(Entries taken from a collection)
============================================================

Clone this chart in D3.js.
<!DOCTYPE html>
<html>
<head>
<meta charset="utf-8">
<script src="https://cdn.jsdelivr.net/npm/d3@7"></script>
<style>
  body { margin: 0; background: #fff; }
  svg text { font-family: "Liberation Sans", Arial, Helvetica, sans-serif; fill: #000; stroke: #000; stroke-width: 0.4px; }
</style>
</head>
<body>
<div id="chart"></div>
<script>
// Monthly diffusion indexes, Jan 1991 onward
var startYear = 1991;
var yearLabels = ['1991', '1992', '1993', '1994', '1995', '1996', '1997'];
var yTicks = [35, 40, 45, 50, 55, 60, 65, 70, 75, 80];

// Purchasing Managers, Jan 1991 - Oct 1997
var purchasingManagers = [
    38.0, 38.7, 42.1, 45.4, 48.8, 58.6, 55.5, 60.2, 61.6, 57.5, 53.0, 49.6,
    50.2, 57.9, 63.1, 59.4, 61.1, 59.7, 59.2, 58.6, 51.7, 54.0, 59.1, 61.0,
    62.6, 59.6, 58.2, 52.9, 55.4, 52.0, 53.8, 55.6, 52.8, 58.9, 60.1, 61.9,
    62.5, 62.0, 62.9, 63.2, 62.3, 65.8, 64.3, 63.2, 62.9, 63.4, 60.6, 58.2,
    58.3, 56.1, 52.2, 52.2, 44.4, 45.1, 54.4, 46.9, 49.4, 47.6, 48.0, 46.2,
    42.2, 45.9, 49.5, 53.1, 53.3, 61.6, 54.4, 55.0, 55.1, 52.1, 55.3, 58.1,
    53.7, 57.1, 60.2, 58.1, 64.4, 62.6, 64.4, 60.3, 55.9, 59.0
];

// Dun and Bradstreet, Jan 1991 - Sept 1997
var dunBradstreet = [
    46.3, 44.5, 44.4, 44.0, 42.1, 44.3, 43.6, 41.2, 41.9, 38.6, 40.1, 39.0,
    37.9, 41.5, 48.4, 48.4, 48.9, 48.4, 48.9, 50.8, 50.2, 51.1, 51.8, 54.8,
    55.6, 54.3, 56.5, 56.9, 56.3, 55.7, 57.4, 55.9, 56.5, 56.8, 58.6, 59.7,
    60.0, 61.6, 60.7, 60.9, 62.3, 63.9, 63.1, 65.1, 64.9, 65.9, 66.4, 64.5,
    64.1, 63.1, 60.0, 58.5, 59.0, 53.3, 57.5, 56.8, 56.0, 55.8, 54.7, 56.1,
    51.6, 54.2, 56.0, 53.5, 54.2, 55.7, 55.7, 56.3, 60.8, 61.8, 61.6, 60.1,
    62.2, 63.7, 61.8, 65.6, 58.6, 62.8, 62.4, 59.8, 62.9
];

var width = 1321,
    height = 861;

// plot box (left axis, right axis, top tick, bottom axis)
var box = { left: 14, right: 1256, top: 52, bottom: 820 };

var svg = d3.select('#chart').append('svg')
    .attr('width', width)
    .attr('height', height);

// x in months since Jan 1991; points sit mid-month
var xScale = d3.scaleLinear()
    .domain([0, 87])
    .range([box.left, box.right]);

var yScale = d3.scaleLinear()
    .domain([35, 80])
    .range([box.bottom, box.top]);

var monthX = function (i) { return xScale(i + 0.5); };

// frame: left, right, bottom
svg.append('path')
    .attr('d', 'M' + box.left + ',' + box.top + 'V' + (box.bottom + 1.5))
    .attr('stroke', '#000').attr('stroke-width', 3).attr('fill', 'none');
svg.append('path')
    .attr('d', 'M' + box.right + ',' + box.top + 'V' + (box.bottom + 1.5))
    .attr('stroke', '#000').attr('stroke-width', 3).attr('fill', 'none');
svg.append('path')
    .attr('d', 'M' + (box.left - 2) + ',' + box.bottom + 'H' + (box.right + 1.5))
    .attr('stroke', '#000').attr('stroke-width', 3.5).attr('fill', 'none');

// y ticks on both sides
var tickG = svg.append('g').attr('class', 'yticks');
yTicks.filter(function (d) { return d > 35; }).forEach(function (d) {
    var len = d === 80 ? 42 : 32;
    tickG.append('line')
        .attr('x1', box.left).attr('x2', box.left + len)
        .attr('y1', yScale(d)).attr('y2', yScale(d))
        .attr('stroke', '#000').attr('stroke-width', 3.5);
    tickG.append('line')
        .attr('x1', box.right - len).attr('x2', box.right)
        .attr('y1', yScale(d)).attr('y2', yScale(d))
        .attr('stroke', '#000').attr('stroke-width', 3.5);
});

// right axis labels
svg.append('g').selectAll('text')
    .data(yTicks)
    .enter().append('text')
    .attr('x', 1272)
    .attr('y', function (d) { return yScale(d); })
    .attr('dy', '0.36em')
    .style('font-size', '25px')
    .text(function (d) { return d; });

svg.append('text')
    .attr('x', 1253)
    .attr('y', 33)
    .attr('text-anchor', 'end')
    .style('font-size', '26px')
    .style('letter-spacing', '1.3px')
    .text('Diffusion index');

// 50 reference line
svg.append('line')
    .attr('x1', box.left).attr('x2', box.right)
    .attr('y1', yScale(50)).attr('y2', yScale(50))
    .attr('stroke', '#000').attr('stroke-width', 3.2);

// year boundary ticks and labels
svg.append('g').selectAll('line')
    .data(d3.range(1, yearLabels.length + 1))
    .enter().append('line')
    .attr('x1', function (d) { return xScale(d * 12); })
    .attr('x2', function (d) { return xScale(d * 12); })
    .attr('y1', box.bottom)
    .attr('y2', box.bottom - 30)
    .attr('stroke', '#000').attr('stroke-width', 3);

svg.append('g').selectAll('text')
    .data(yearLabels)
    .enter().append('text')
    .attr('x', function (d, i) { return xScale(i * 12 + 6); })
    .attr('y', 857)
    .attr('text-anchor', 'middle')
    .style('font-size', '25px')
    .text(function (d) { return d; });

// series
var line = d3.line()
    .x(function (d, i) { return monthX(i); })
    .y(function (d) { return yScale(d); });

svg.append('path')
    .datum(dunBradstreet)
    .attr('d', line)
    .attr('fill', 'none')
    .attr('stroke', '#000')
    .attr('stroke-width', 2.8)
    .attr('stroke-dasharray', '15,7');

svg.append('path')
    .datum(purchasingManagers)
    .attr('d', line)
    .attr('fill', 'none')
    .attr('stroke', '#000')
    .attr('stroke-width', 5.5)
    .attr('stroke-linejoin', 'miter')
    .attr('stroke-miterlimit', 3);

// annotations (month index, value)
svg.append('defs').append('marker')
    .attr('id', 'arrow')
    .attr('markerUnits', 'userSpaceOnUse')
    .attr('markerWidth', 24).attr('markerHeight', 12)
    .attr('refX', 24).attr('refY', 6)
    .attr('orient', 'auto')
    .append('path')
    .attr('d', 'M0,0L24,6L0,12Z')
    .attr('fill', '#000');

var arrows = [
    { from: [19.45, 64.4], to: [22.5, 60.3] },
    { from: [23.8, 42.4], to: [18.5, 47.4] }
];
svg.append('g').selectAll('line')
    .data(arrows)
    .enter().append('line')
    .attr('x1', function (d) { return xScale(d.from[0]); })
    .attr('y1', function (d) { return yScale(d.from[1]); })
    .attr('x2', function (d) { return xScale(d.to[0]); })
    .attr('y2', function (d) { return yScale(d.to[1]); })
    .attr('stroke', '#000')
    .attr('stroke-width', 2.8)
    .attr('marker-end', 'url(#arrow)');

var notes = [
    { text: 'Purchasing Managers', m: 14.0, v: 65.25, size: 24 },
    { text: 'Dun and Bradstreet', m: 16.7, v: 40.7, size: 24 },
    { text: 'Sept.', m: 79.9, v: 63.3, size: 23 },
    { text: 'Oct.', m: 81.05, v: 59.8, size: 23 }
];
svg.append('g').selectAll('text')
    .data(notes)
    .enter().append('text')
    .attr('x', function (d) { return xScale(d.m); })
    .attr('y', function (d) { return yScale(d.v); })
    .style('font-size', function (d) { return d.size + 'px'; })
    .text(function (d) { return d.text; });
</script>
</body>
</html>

============================================================

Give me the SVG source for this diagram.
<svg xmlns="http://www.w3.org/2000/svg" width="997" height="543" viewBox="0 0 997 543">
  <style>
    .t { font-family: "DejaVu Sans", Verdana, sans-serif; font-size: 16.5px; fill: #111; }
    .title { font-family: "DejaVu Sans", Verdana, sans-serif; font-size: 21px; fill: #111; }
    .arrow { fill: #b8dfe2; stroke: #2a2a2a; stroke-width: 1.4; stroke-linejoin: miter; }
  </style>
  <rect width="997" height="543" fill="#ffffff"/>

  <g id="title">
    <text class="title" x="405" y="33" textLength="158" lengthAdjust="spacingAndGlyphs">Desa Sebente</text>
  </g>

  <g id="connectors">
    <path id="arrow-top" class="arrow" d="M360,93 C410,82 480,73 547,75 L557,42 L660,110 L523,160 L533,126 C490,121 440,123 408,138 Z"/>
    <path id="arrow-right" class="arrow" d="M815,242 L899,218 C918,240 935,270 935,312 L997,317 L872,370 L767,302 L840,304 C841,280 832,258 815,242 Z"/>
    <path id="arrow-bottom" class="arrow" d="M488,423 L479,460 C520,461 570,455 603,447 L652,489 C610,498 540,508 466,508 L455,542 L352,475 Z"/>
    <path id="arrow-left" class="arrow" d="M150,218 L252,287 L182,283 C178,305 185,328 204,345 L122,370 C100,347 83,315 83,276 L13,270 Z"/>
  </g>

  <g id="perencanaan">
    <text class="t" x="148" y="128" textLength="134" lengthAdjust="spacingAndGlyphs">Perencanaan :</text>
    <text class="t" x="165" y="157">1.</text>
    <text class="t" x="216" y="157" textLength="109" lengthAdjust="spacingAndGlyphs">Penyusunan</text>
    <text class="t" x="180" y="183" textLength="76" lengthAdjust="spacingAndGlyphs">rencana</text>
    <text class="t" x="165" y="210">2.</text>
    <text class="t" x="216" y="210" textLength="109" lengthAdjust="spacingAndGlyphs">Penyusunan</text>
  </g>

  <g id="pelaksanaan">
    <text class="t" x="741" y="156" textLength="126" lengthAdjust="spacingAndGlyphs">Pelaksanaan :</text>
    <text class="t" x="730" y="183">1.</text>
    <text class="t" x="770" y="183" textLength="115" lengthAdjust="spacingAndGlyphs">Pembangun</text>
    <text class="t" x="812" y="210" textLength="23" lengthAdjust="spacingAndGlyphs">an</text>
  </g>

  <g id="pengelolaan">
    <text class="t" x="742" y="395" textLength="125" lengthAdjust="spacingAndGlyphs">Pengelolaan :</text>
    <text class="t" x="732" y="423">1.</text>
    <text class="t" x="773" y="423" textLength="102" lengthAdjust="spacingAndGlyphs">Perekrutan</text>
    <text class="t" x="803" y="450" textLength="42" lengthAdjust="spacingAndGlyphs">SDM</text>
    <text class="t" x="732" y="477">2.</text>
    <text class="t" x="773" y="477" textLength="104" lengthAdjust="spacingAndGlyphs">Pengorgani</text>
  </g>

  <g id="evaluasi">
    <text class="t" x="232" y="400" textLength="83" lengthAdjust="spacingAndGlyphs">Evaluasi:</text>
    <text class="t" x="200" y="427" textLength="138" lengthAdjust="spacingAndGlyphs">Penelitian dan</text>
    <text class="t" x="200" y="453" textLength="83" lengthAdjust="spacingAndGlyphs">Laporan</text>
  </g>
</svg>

============================================================

[Do this] In the listing above, find the line with "Clone this chart in D3.js." and the line with "70, 75, 80];". Output those two lines and every line between them, exactly as written.

[Result]
Clone this chart in D3.js.
<!DOCTYPE html>
<html>
<head>
<meta charset="utf-8">
<script src="https://cdn.jsdelivr.net/npm/d3@7"></script>
<style>
  body { margin: 0; background: #fff; }
  svg text { font-family: "Liberation Sans", Arial, Helvetica, sans-serif; fill: #000; stroke: #000; stroke-width: 0.4px; }
</style>
</head>
<body>
<div id="chart"></div>
<script>
// Monthly diffusion indexes, Jan 1991 onward
var startYear = 1991;
var yearLabels = ['1991', '1992', '1993', '1994', '1995', '1996', '1997'];
var yTicks = [35, 40, 45, 50, 55, 60, 65, 70, 75, 80];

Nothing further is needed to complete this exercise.